I’m more inclined to think the former true because I’m probably more cynical about the American political process than most people. But neither scenario bodes well for Obama and his so-called “Change” campaign. At least not to someone who is actually interested in a change from the foreign policy of the past seven years and not just the expansion of power for the Democratic Party.

Now, as for Biden, if you want a long term view of his history I suppose his approval of the war in Iraq is a good place to start. Oh, I know, that was a long time a go and since the Surge WORKED(!) it's silly to go back and actually hold the people who authorized the thing in congress accountable, but I think it's still a significant point that he didn't have enough of a disagreement with the neo-Con theology at that point to actually raise a voice in protest. In fact, you'll remember he was at the time the Chairman of the Senate Foreign Relations Committee, and had the power to select any speaker he wanted when his Senate hearing happened in '02. But, when the witness list came up, it was void of a single dissenter on the issue. The only people who disagreed with the war that were asked to participate were those who only disagreed with the motive, not the final outcome, such as humanitarian interventionists who argued we should invade to dispose Saddam, not to get the WMD's.

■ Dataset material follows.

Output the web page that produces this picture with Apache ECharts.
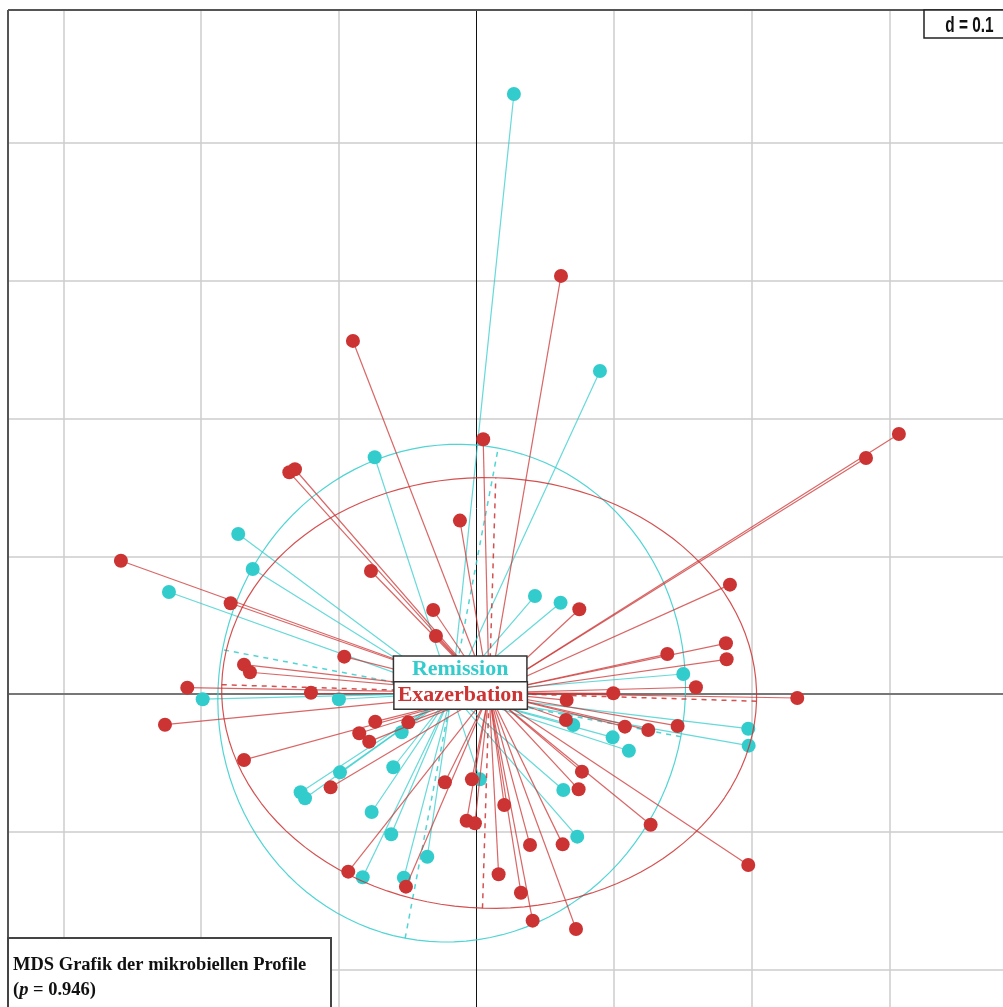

Even as the war grew more and more unpopular Biden maintained his position never demanding we exit the country, only that we add more troops to the area. His goal has always been to improve Iraq by "leaving Iraq better than we found it". Of course it's American minds that can better Iraq, not Iraqi minds according to Mr. Biden.

Though, I should not paint Biden as a totally Republican Neo-Con in his foreign policy view because, while most Republicans were opposed to Clinton's invasion of Yugoslavia, Joe Biden fully endorsed it! Calling it "absolutely correct," and claiming that if we didn't bomb them, "our interests will be badly hurt." So I suppose you could call Biden more of a bipartisan warmonger than just a party shill

Bully for him.

Also, Biden was pretty hawkish against Iraq even before 9/11. He did his fair share of saber rattling in 1998 when then UN weapons inspector Scott Ritter came to the Senate for a hearing:

http://emperors-clothes.com/analysis/ritter-nuke-sen.htm

"But that doesn't guarantee, if these sanctions are in place, that the program is going to be curtailed. Anything other than curtailed doesn't guarantee that we're going to be able to stop it. I think you and I believe and many of us believe here as long as Saddam's at the helm there is no reasonable prospect you or any other inspector is ever going to be able to guarantee that we have rooted out, root and branch, the entirety of Saddam's program relative to weapons of mass destruction.

And you and I both know and all of us here really know, and it's a thing we have to face, that the only way, the only way we're going to get rid of Saddam Hussein is we're going to end up having to start it alone -- start it alone -- and it's going to require guys like you in uniform to be back on foot in the desert taking this son of a -- the -- taking Saddam down. (Laughter.) You know it and I know it."


Hahahahaha

AMIRITE?

So basically, in 98, he supported preemptive strike, unilateral attack, and regime change before the Bush doctrine existed. Hey, well at least he probably knows what it is. And all of this says nothing of McCain, Obama, Biden, and Palin's insistence that we need to give a war guarantee to Georgia. Because offering war guarantees to tiny countries in the middle of border disputes with super powers has never started World Wars or anything.

Change indeed, Mr. Obama.

7 comments:

dbackdad said...

I don't dispute most of what you write about Biden. I've never agreed with his hawkish nature. I guess I'd rather have Biden one step away from having his finger on the button than having McCain with his finger on the button.

For the sake of all of our families, I wish there was an electable alternative to both parties.

CyberKitten said...

I'm just mesmerized by the possibility of President Palin..... [rotflmao]

Scott said...

Well I'm sure you both understand that when I write something like this against a given candidate, it's not at all an endorsement of the other candidate.

S.M. Elliott said...

I don't feel Obama would actually change anything. Just a gut instinct, and you've helped confirm it for me.

Anonymous said...

It's interesting that you didn't mention Palin. I do not know why they all voted for the war and it seems very strange that they would all fall for the false evidence. But back before the primaries started I head a guy from the senate talk about Joe Biden. He talked about after his wife and son were killed in the car accident, Biden was to re-run soon and said that he wasn't going to do it. His friend (the talker) said he did run and when he went back to the senate he was a changed man. He worked across the ail to try to find common ideas and tried the end the rancor. Barack said basically the same thing when he introduced him as his running mate. (I wish this had spell check)

Missy

Scott said...

Mis, I didn't talk about Palin because this isn't a Palin post. There was one of those a few posts back. There will be more, don't worry. Use firefox, it has a built in spell check.

Anonymous said...

Thanks Scott... you are really very smart!